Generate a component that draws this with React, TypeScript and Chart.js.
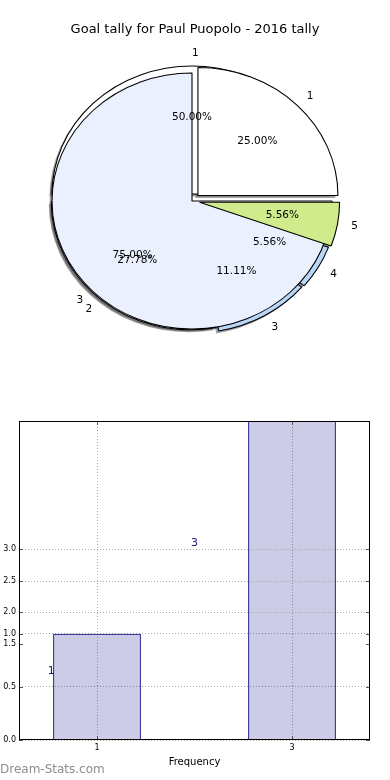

==

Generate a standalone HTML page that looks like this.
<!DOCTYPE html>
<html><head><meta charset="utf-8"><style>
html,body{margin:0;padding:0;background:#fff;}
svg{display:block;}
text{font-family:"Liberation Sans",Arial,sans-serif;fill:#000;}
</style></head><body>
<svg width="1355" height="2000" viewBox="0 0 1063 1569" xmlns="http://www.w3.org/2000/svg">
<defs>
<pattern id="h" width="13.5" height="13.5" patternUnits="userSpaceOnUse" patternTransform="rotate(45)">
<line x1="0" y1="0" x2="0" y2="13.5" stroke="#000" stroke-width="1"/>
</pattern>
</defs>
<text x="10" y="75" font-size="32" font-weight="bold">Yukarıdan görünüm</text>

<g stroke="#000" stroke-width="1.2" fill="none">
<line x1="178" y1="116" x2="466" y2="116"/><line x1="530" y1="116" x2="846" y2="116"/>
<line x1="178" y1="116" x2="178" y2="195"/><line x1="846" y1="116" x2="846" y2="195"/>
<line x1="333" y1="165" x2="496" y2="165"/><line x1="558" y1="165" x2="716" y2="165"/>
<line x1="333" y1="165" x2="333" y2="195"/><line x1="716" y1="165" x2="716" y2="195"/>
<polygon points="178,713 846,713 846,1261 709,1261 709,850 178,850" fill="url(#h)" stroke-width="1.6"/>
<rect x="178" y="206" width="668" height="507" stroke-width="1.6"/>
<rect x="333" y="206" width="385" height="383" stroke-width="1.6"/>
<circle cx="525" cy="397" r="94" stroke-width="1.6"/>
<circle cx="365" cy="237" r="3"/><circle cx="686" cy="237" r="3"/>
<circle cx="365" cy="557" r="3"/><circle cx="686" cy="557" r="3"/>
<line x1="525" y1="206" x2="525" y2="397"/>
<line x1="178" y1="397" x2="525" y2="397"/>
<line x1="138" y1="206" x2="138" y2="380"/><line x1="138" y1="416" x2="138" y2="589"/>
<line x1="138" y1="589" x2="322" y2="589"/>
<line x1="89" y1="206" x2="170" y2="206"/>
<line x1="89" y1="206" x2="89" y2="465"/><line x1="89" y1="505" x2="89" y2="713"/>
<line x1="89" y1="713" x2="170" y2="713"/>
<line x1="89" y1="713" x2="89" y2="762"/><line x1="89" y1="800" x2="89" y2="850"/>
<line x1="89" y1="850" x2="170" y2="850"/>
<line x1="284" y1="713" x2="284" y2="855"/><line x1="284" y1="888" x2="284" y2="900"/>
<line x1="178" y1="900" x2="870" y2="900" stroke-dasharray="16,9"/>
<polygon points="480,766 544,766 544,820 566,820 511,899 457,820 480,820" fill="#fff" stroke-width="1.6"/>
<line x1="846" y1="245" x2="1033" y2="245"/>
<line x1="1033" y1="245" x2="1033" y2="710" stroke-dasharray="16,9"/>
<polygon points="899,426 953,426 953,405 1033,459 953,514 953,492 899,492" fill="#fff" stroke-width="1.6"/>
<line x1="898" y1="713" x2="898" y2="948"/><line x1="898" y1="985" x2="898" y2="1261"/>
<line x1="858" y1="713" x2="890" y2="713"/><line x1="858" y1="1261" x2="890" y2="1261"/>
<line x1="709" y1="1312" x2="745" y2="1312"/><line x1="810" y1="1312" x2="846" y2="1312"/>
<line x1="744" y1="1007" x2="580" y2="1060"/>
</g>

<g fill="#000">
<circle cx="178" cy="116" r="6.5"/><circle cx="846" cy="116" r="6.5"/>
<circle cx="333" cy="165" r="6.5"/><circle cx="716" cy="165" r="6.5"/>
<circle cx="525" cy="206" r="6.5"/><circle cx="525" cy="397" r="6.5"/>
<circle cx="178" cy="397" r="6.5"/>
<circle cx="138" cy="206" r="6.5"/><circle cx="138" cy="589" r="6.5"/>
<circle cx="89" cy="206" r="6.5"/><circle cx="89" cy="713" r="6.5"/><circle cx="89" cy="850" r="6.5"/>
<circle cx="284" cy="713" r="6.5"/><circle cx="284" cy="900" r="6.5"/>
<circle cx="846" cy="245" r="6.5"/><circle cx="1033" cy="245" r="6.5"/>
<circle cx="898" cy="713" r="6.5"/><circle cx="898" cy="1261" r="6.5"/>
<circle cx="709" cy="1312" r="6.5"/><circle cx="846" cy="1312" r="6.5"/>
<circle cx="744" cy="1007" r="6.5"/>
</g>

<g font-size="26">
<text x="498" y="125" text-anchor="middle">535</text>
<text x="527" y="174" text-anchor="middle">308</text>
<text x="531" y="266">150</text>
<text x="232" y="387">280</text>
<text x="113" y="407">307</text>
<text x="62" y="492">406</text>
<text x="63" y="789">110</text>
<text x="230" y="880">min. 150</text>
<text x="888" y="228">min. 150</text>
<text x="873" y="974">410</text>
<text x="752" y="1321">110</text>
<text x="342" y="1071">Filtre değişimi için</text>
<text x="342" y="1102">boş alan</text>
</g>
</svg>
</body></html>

## Short task
Find every line containing the word "Generate", then give the total and nothing more.

## Task solution
2